Willoughby Park is a city park in Friendship Heights, an incorporated area on the edge of Washington, D.C. Named after the adjacent Willoughby Condominium Building, it is at the intersection of Willard Ave and Friendship Boulevard. It is served by the Friendship Heights metro and bus station of the Washington Metro, which is located two blocks from the park.

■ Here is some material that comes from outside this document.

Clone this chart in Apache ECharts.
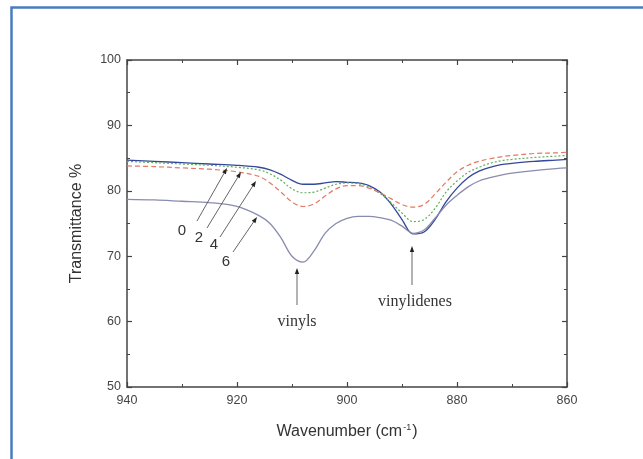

Designed by Robert (Bob) Good, of Stephenson & Good Landscape Architecture, the park is characterized by its location in the midst of high-rise luxury condominium buildings. While there is some traffic noise, the park is generally quiet with few users. Sharing the intersection is a Chipotle Restaurant, the edge of the Geico Corporate campus, and another park directly across the street.

==Features==
The park is heavily terraced, and slopes downhill from Friendship Blvd. There are many flights of stairs and ledges. There are many growing trees, a grassy oval, paved brick surface, and benches located throughout the park. There is an iron armillary sphere sculpture that weighs 5,000 pounds with mythological creatures and birds sitting atop sculpted white clouds and black marble. The sculpture by Steven Weitzman is said to be based on ancient ways of reading the universe.

==History==
In the 19th century, this land was part of the Shoemaker Farm. After the construction of the adjacent Willoughby condo, this land was known as Willoughby Gulch, and consisted of a steep grassy slope leading 40 vertical feet up to the street level from the side of the building. The land had been acquired for the construction of the Willoughby Condominium and plans called for construction of a third tower in this location. In April 2001 the park was renamed and redeveloped by JBG Co. as part of JBG's office and retail project to build the Chase Tower Complex (across the street).

In 2009, the park hosted the Capital Bocking USA event, where free lessons were given for walking on stilts.